How to Win Top Talent When You Can’t Pay Top Dollar

The unspoken reality in today’s employment marketplace is that compensation hikes have flattened, but candidate’s expectations haven’t.

Companies want high performers. Candidates want meaningful work, stability, and leaders they can trust, and a salary bump. The challenge is that not every organization can continually raise pay to stay competitive.

The good news is that compensation is only one factor. A trend we see over and over again is candidates choosing the totality of the package, not just the offer with the higher number. But we have to work on creating the total package that attracts the best candidate.

Below are five levers leaders can pull to attract top talent when compensation is not the main differentiator:

1. Tell a clearer, stronger story about the role.

Top candidates care deeply about impact. They want to know:

  • What problem am I actually being hired to solve?

  • What does success look like in the first 6–12 months?

  • How does this role matter to the business?

When leaders communicate this clearly, not buried in a long job description, but in simple, energizing language, it stands out. Candidates choose clarity over confusion.

Tip: Open your conversation with the “why” behind the role, not the responsibilities.

2. Highlight leadership quality: people follow people.

Pay may get someone interested. Leadership keeps them in the process.

What we see consistently at Forge is that candidates don’t turn down jobs because of pay nearly as often as they turn them down because the leadership feels unclear, scattered, or unintentional.

Show them:

  • how you lead

  • how you make decisions

  • how you develop people

  • how you communicate under pressure

This is often the deciding factor for A-players.

3. Make your culture tangible, not theoretical.

Everyone says they have a strong culture, but few companies can articulate it in a way that feels real. Help candidates picture themselves on your team by sharing:

  • how you collaborate

  • what “high performance” looks like

  • how conflict is handled

  • what pace they can expect

  • what the team is proud of

Candidates are far more likely to accept a slightly lower offer if they can feel the environment they’re stepping into. It’s often easiest to do this with a lunch or happy hour . . . something outside the office walls.

4. Emphasize growth that’s actually accessible.

“Growth opportunity” is one of the most overused but underdefined phrases in hiring.

Give candidates specifics on how they will gain:

  • exposure to strategic work

  • mentorship from senior leaders

  • opportunity to work on cross-functional projects

  • a path to new responsibilities

  • skill development that matters in their career

The truth is, if a candidate sees a path to becoming more valuable in the market, they’ll often take the role that invests in them.

5. Run a clean, fast, confident hiring process.

Speed is one of the most underrated competitive advantages in this market.

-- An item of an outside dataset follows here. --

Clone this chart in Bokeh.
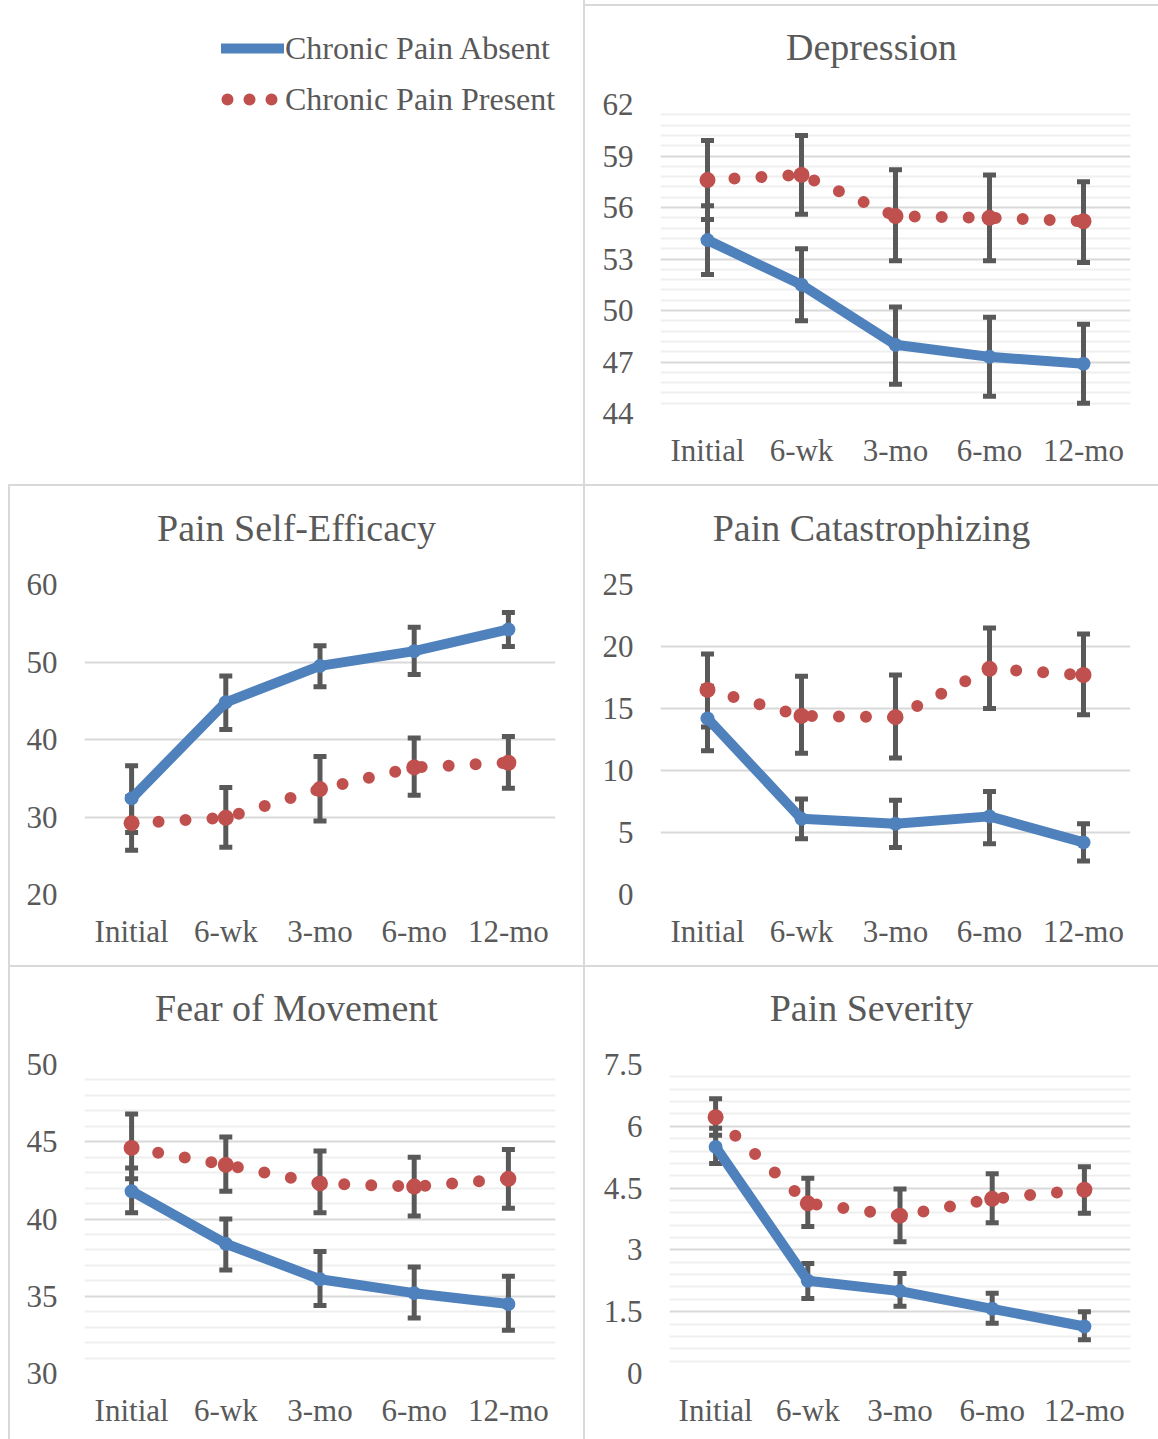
import numpy as np
from bokeh.plotting import figure
from bokeh.models import (ColumnDataSource, Range1d, FactorRange, FixedTicker,
                          NumeralTickFormatter, Whisker, TeeHead, Legend, LegendItem,
                          Div)
from bokeh.layouts import row, column
from bokeh.embed import file_html
from bokeh.resources import INLINE

# ---------------- data ----------------
categories = ["Initial", "6-wk", "3-mo", "6-mo", "12-mo"]
legend_labels = ["Chronic Pain Absent", "Chronic Pain Present"]

dep_title = "Depression"
dep_ticks = [44, 47, 50, 53, 56, 59, 62]
dep_absent = [54.1, 51.5, 48.0, 47.3, 46.9]
dep_absent_lo = [52.1, 49.4, 45.7, 45.0, 44.6]
dep_absent_hi = [56.1, 53.6, 50.2, 49.6, 49.2]
dep_present = [57.6, 57.9, 55.5, 55.4, 55.2]
dep_present_lo = [55.3, 55.6, 52.9, 52.9, 52.8]
dep_present_hi = [59.9, 60.2, 58.2, 57.9, 57.5]

pse_title = "Pain Self-Efficacy"
pse_ticks = [20, 30, 40, 50, 60]
pse_absent = [32.4, 44.8, 49.5, 51.4, 54.2]
pse_absent_lo = [28.0, 41.3, 46.8, 48.4, 52.0]
pse_absent_hi = [36.6, 48.2, 52.1, 54.5, 56.4]
pse_present = [29.2, 29.9, 33.6, 36.4, 37.0]
pse_present_lo = [25.7, 26.1, 29.5, 32.8, 33.7]
pse_present_hi = [32.6, 33.8, 37.8, 40.2, 40.4]

pc_title = "Pain Catastrophizing"
pc_ticks = [0, 5, 10, 15, 20, 25]
pc_absent = [14.2, 6.1, 5.7, 6.3, 4.2]
pc_absent_lo = [11.6, 4.5, 3.8, 4.1, 2.7]
pc_absent_hi = [16.8, 7.7, 7.6, 8.3, 5.7]
pc_present = [16.5, 14.4, 14.3, 18.2, 17.7]
pc_present_lo = [13.5, 11.4, 11.0, 15.0, 14.5]
pc_present_hi = [19.4, 17.6, 17.7, 21.5, 21.0]

fom_title = "Fear of Movement"
fom_ticks = [30, 35, 40, 45, 50]
fom_absent = [41.8, 38.4, 36.1, 35.2, 34.5]
fom_absent_lo = [40.4, 36.7, 34.4, 33.6, 32.8]
fom_absent_hi = [43.3, 40.0, 37.9, 36.9, 36.3]
fom_present = [44.6, 43.5, 42.3, 42.1, 42.6]
fom_present_lo = [42.6, 41.8, 40.4, 40.2, 40.7]
fom_present_hi = [46.8, 45.3, 44.4, 44.0, 44.5]

ps_title = "Pain Severity"
ps_ticks = [0, 1.5, 3, 4.5, 6, 7.5]
ps_absent = [5.5, 2.25, 2.0, 1.57, 1.14]
ps_absent_lo = [5.1, 1.82, 1.63, 1.22, 0.82]
ps_absent_hi = [5.95, 2.67, 2.43, 1.95, 1.5]
ps_present = [6.22, 4.13, 3.83, 4.24, 4.46]
ps_present_lo = [5.78, 3.57, 3.2, 3.66, 3.89]
ps_present_hi = [6.67, 4.74, 4.48, 4.85, 5.02]

# ---------------- style ----------------
BLUE = "#4F81BD"
RED = "#C0504D"
BAR = "#595959"
TEXT = "#595959"
GRID = "#D9D9D9"
MINOR = "#EFEFEF"
BORDER = "#D9D9D9"
FONT = "Liberation Serif"
TITLE_H = 72


def title_div(text, width, pad):
    html = ('<div style="width:%dpx;padding-top:%dpx;line-height:38px;'
            'text-align:center;font-family:\'Liberation Serif\',serif;'
            'font-size:38px;color:%s;white-space:nowrap;">%s</div>'
            % (width, pad, TEXT, text))
    return Div(text=html, width=width, height=TITLE_H, margin=0,
               styles={"text-align": "center"})


def make_panel(ticks, n_minor, absent, a_lo, a_hi, present, p_lo, p_hi,
               width, height, left, right, top, bottom):
    p = figure(width=width, height=height,
               x_range=FactorRange(factors=categories, range_padding=0),
               y_range=Range1d(ticks[0], ticks[-1]),
               toolbar_location=None, output_backend="svg",
               min_border_left=left, min_border_right=right,
               min_border_top=top, min_border_bottom=bottom,
               outline_line_color=None, background_fill_color="white",
               border_fill_color="white")
    minor = []
    if n_minor:
        for a, b in zip(ticks[:-1], ticks[1:]):
            minor += [float(v) for v in np.linspace(a, b, n_minor + 1)[1:-1]]
    p.yaxis.ticker = FixedTicker(ticks=ticks, minor_ticks=minor)
    p.yaxis.formatter = NumeralTickFormatter(format="0.[0]")
    for ax in (p.xaxis, p.yaxis):
        ax.axis_line_color = None
        ax.major_tick_line_color = None
        ax.minor_tick_line_color = None
        ax.major_tick_out = 0
        ax.major_tick_in = 0
        ax.minor_tick_out = 0
        ax.major_label_text_font = FONT
        ax.major_label_text_font_size = "31px"
        ax.major_label_text_color = TEXT
    p.yaxis.major_label_standoff = 27
    p.xaxis.major_label_standoff = 19
    p.xgrid.grid_line_color = None
    p.ygrid.grid_line_color = GRID
    p.ygrid.grid_line_width = 2
    if n_minor:
        p.ygrid.minor_grid_line_color = MINOR
        p.ygrid.minor_grid_line_width = 2

    src_a = ColumnDataSource(dict(x=categories, y=absent, lo=a_lo, hi=a_hi))
    src_p = ColumnDataSource(dict(x=categories, y=present, lo=p_lo, hi=p_hi))
    for src in (src_a, src_p):
        p.add_layout(Whisker(base="x", upper="hi", lower="lo", source=src,
                             dimension="height", line_color=BAR, line_width=5,
                             upper_head=TeeHead(size=13, line_color=BAR, line_width=5),
                             lower_head=TeeHead(size=13, line_color=BAR, line_width=5)))
    p.line("x", "y", source=src_a, line_color=BLUE, line_width=10,
           line_join="round", line_cap="round")
    p.scatter("x", "y", source=src_a, size=14, fill_color=BLUE, line_color=None)
    p.line("x", "y", source=src_p, line_color=RED, line_width=12,
           line_dash="0 27", line_cap="round")
    p.scatter("x", "y", source=src_p, size=16, fill_color=RED, line_color=None)
    return p


# legend panel (renderers hidden; only their legend glyphs are drawn)
lp = figure(width=583, height=484, x_axis_type=None, y_axis_type=None,
            x_range=FactorRange(factors=categories),
            y_range=Range1d(dep_ticks[0], dep_ticks[-1]),
            toolbar_location=None, output_backend="svg",
            min_border_left=221, min_border_top=28, min_border_right=0,
            min_border_bottom=0, outline_line_color=None)
leg_src_a = ColumnDataSource(dict(x=categories, y=dep_absent))
leg_src_p = ColumnDataSource(dict(x=categories, y=dep_present))
la = lp.line("x", "y", source=leg_src_a, line_color=BLUE, line_width=10,
             line_cap="round", visible=False)
lr = lp.line("x", "y", source=leg_src_p, line_color=RED, line_width=12,
             line_dash="0 22", line_dash_offset=16, line_cap="round",
             visible=False)
legend = Legend(items=[LegendItem(label=legend_labels[0], renderers=[la]),
                       LegendItem(label=legend_labels[1], renderers=[lr])],
                location="top_left", margin=0, padding=0, border_line_color=None,
                background_fill_alpha=0, glyph_width=63, glyph_height=40,
                label_height=40, label_standoff=1, spacing=11,
                label_text_font=FONT, label_text_font_size="32px",
                label_text_color=TEXT, inactive_fill_alpha=0)
lp.add_layout(legend)

dep = make_panel(dep_ticks, 5, dep_absent, dep_absent_lo, dep_absent_hi,
                 dep_present, dep_present_lo, dep_present_hi,
                 573, 406, 75, 28, 26, 71)
pse = make_panel(pse_ticks, 0, pse_absent, pse_absent_lo, pse_absent_hi,
                 pse_present, pse_present_lo, pse_present_hi,
                 573, 407, 74, 28, 26, 71)
pc = make_panel(pc_ticks, 0, pc_absent, pc_absent_lo, pc_absent_hi,
                pc_present, pc_present_lo, pc_present_hi,
                573, 407, 75, 28, 26, 71)
fom = make_panel(fom_ticks, 5, fom_absent, fom_absent_lo, fom_absent_hi,
                 fom_present, fom_present_lo, fom_present_hi,
                 573, 400, 74, 28, 25, 66)
ps = make_panel(ps_ticks, 5, ps_absent, ps_absent_lo, ps_absent_hi,
                ps_present, ps_present_lo, ps_present_hi,
                573, 400, 84, 28, 25, 66)


def box(w, h, color=None):
    styles = {"background-color": color} if color else {}
    return Div(text="", width=w, height=h, margin=0, styles=styles)


top_row = row(lp, box(2, 484, BORDER),
              column(box(573, 4), box(573, 2, BORDER),
                     title_div(dep_title, 573, 22), dep))
sep = lambda: row(box(8, 2), box(1150, 2, BORDER))
mid_row = row(box(8, 479), box(2, 479, BORDER),
              column(title_div(pse_title, 573, 23), pse),
              box(2, 479, BORDER),
              column(title_div(pc_title, 573, 23), pc))
bot_row = row(box(8, 472), box(2, 472, BORDER),
              column(title_div(fom_title, 573, 22), fom),
              box(2, 472, BORDER),
              column(title_div(ps_title, 573, 22), ps))
layout = column(top_row, sep(), mid_row, sep(), bot_row)

open("out.html", "w").write(file_html(layout, INLINE))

A well-run process signals:

  • decisiveness

  • alignment

  • respect

  • momentum

A slow process signals the opposite — even if that’s not true.

We’ve seen clients win candidates $10–20K below competing offers simply because they moved with clarity and purpose. Candidates want to feel wanted, not like they’re one of twenty options.

The bottom line:

You may not be able to outspend your competitors — but you can absolutely out-clarify, out-lead, out-culture, and out-execute them. Most people will not spend the time or the energy to work on these elements that attract the people that will make your business more successful and more strategic.

“Execution eats strategy for breakfast,” and here is where you can execute with excellence.

So in summary, top talent is drawn to organizations where:

  • expectations are clear

  • leadership is strong

  • the work is meaningful

  • growth is visible

  • the hiring journey earns their trust

Compensation matters, of course. But it’s rarely the whole story.

And for organizations willing to focus on the parts of hiring that money can’t buy? They often end up attracting the very talent they thought they couldn’t afford.